Judas sought to cloak the real motive behind his complaint with pious rhetoric. It was a case of cold-heartedness judging warm-heartedness under the guise of being spiritual.

Unfortunately, Judas is not alone in engaging in this behavior.

There are few things that are as close to God’s heart as helping the dispossessed and oppressed. Read your Old Testament. It’s spilling over with God’s concern for their plight.

Jesus Himself was a poor man all His life. The poor were His representatives, not His rivals.

But as important as caring for the poor is, Jesus Christ Himself is even more important. He is more valuable than any ministry, no matter how good or noble.

It is possible to worship the god of “ministry” in place of Christ.

Interestingly, the Lord’s death, which Mary highlighted by her anointing, would eventually solve the problem of poverty forever.

The contrast between Mary and Judas is dramatic. In Mary, we see the light of love. In Judas, we see the darkness of sin. Mary anointed Jesus for burial; Judas prepared Him for betrayal. Mary loved Christ in preparation for His death; Judas helped bring about His death.

I’m comforted to know that Jesus is an advocate to all who give Him the place of preeminence. He rises to the defense of every Mary.

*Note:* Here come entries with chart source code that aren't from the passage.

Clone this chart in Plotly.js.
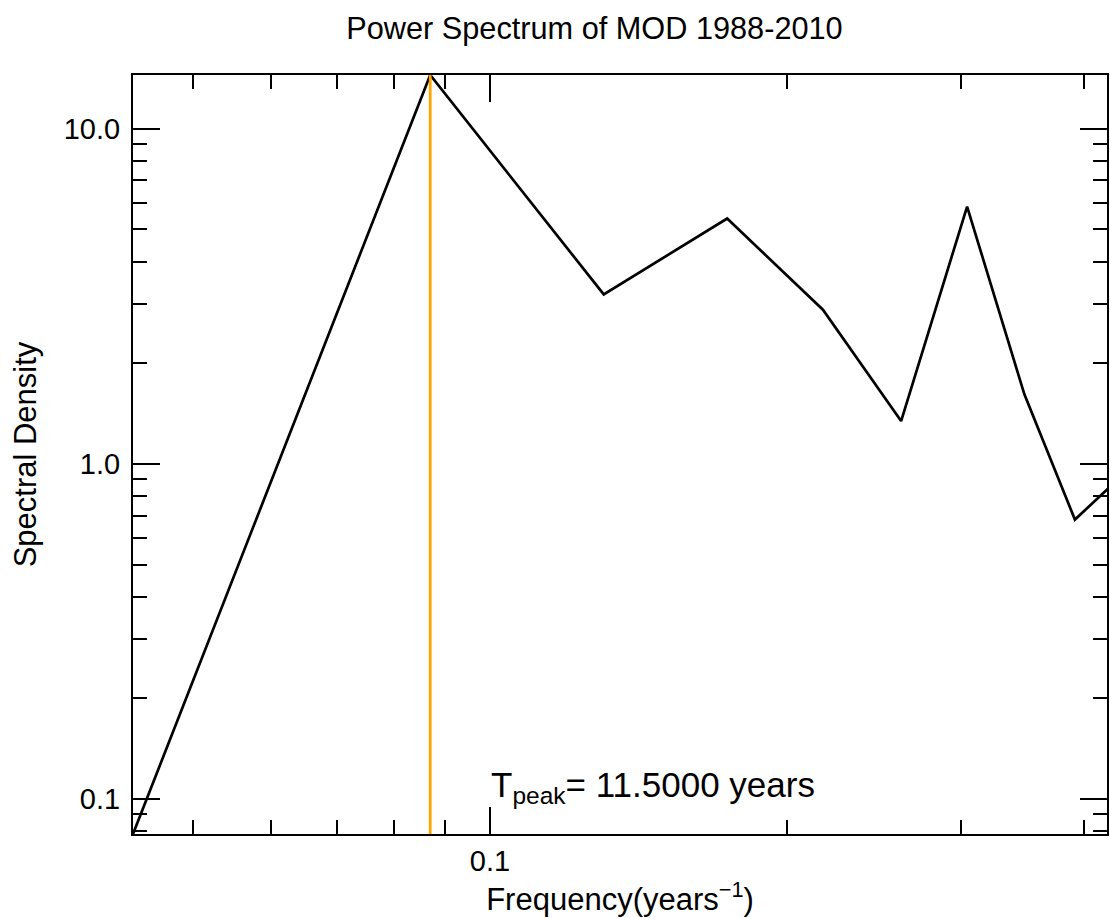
<!DOCTYPE html>
<html>
<head>
<meta charset="utf-8">
<script src="https://cdn.plot.ly/plotly-3.0.1.min.js"></script>
<style>html,body{margin:0;padding:0;background:#fff;}#chart{width:1110px;height:918px;}</style>
</head>
<body>
<div id="chart"></div>
<script>
// Frequencies (years^-1) and spectral density
const frequency = [0.0435, 0.0870, 0.1304, 0.1739, 0.2174, 0.2609, 0.3043, 0.3478, 0.3913, 0.4348];
const spectralDensity = [0.0785, 14.45, 3.20, 5.39, 2.88, 1.34, 5.85, 1.61, 0.681, 0.91];
const peakFrequency = 0.0870;
const peakPeriodText = "T<sub>peak</sub>= 11.5000 years";
const xMax = 0.4217;
const titleText = "Power Spectrum of MOD 1988-2010";
const xTitle = "Frequency(years<sup>\u22121</sup>)";
const yTitle = "Spectral Density";

const yMin = Math.min(...spectralDensity);
const yMax = Math.max(...spectralDensity);

const FONT = "'Liberation Sans', Arial, Helvetica, sans-serif";

const traces = [
  {
    x: frequency, y: spectralDensity, type: 'scatter', mode: 'lines',
    line: {color: '#000000', width: 2.7}, hoverinfo: 'skip', showlegend: false
  },
  {
    x: [peakFrequency, peakFrequency], y: [yMin, yMax], type: 'scatter', mode: 'lines',
    line: {color: '#FFA500', width: 2.8}, hoverinfo: 'skip', showlegend: false
  }
];

const axisCommon = {
  type: 'log',
  showgrid: false, zeroline: false,
  showline: true, linecolor: '#000', linewidth: 2,
  mirror: 'ticks',
  ticks: 'inside', ticklen: 27, tickwidth: 2, tickcolor: '#000',
  dtick: 1, tickformat: '.1f',
  tickfont: {family: FONT, size: 29, color: '#000'},
  minor: {ticks: 'inside', ticklen: 14, tickwidth: 2, tickcolor: '#000', dtick: 'D1', showgrid: false}
};

const layout = {
  width: 1110, height: 918,
  paper_bgcolor: '#fff', plot_bgcolor: '#fff',
  margin: {l: 133, r: 3, t: 75, b: 84},
  font: {family: FONT, color: '#000'},
  showlegend: false,
  title: {
    text: titleText, font: {family: FONT, size: 30.7, color: '#000'},
    xref: 'paper', x: 0.4738, xanchor: 'center',
    yref: 'container', y: 0.969, yanchor: 'middle'
  },
  xaxis: Object.assign({}, axisCommon, {
    range: [Math.log10(frequency[0]), Math.log10(xMax)],
    title: {text: xTitle, font: {family: FONT, size: 31, color: '#000'}, standoff: 4}
  }),
  yaxis: Object.assign({}, axisCommon, {
    range: [Math.log10(yMin), Math.log10(yMax)],
    ticklabelstandoff: 5,
    title: {text: yTitle, font: {family: FONT, size: 31, color: '#000'}, standoff: 18}
  }),
  annotations: [{
    text: peakPeriodText, showarrow: false,
    xref: 'paper', yref: 'paper', x: 0.3655, y: 0.062, xanchor: 'left', yanchor: 'middle',
    font: {family: FONT, size: 35, color: '#000'}
  }]
};

Plotly.newPlot('chart', traces, layout, {staticPlot: true, displayModeBar: false});
</script>
</body>
</html>
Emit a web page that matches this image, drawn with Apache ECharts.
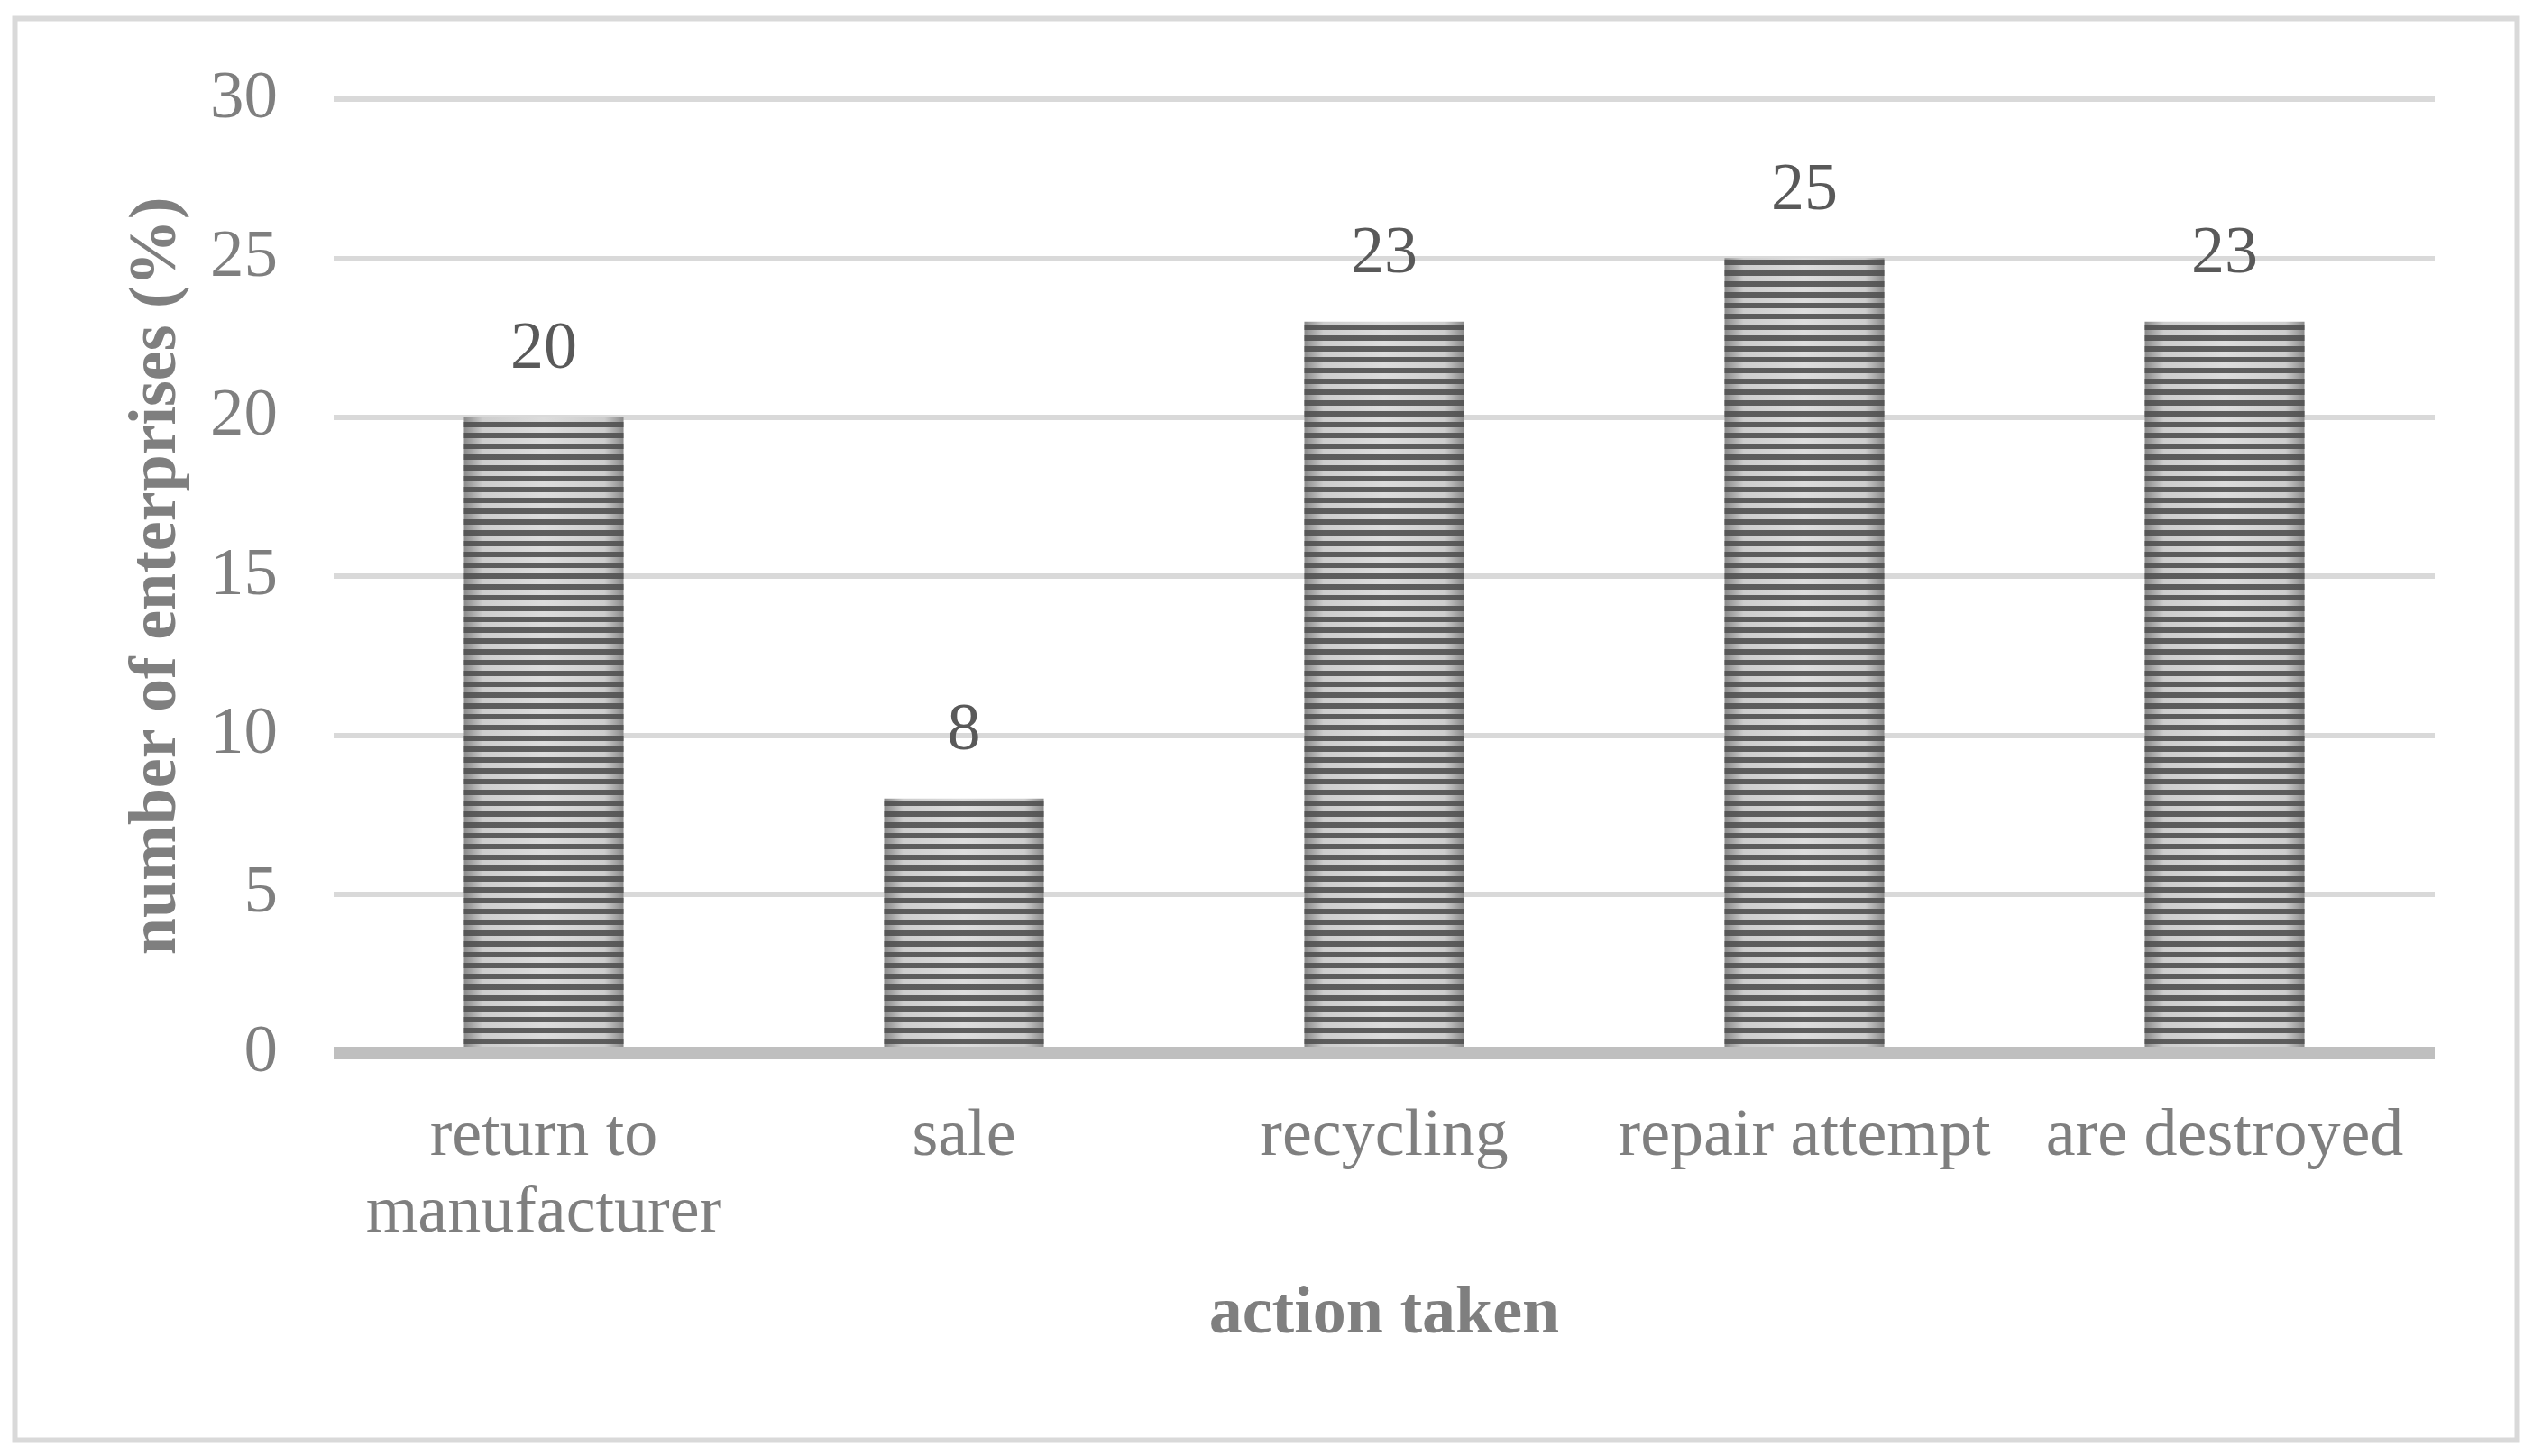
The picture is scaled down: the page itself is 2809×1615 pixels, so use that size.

While Mary was misunderstood and denigrated, she never justified, defended, or explained herself. Though she only speaks once in the Gospels, the legacy of her life speaks volumes by her actions.

For these reasons, Mary came closer to Jesus’ inner heart than anyone else.

And her loving act is one case among several where a woman got it right while the men got it wrong.

Every disciple of Christ has much to learn from Mary.